One important finding of my research was how policies regarding what food will be served in the midday meal, what festivals and occasions will be celebrated in schools, how they will be celebrated, fused with expectations that the ‘ideal’ student is someone who is obedient, good at following orders, and never questions their elders (whether teachers or parents), straighten students into Brahmanical ways of being. This includes idealized forms of girlhood (Kumar, 2017).

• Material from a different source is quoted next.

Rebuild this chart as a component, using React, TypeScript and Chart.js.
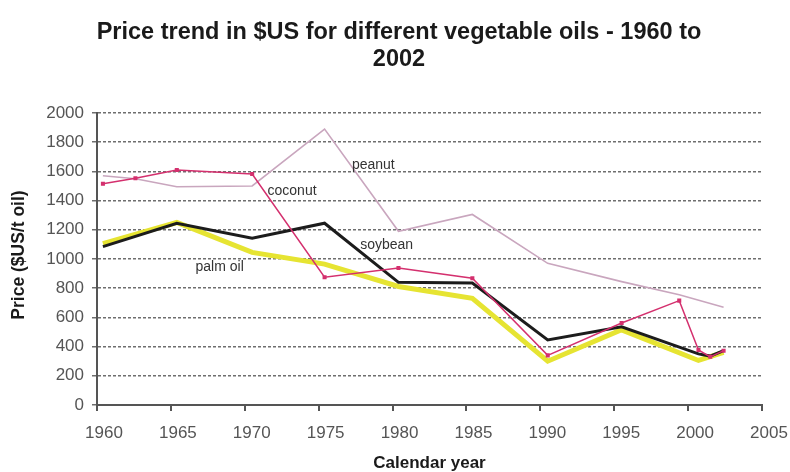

A second finding was that one of the most strikingly common things that both the girls in JMPS (the Low Fee Private School) and the BMS (the government school) said when we talked about a range of things such as whether they had the freedom to go outside their homes or run an Instagram account, was “hum koi galat cheez nahi karte hain” (we don’t do bad things). It was striking because although there were nuances in the way they were regulated by their parents (and brothers), the idea of staying away from doing ‘bad things’ was deeply ingrained. Although many girls constantly resisted their teachers' policing of their clothes, friendships with boys and ‘roaming’ (being out and about with their friends) - this resistance transformed into uncertainty and hesitation when we spoke of marriage. While they clearly expressed the idea that they believed they should have a choice in who they would marry, ultimately the discourse of marrying within one’s caste was uncontested. Their primary struggle was an affective one - and it manifested in multiple ways; for instance in the feeling it would make their parents unhappy, that it would bring social ostracization to the rest of their family and that ultimately, since it would make those around them unhappy, it would make genuine happiness for them impossible.


Sara Ahmed (2010) argues that happiness functions as a promise that directs you towards certain objects as if they provide you the ingredients of a good life. The purpose of straightening devices is to orient individual and group behavior towards certain ends, like happiness, such that pathways form that make traveling towards those objects easier. Happiness is an affective form of orientation and I explain that paying attention to how affect shapes the direction in which girls are orientated is helpful to unpack some of the work that happens in straightening and keeping girls in line with the norms of caste patriarchal society.

This paper would be of relevance to scholars of gender and education since it brings to the conversation about the role of education in social reproduction an analysis of how caste and gender domination in and through schools by way of everyday practices, school culture and affective production of ideal girlhood. It makes a contribution to comparative and international theories of educational inequality by addressing the caste - an under-recognized marker of urban educational inequality.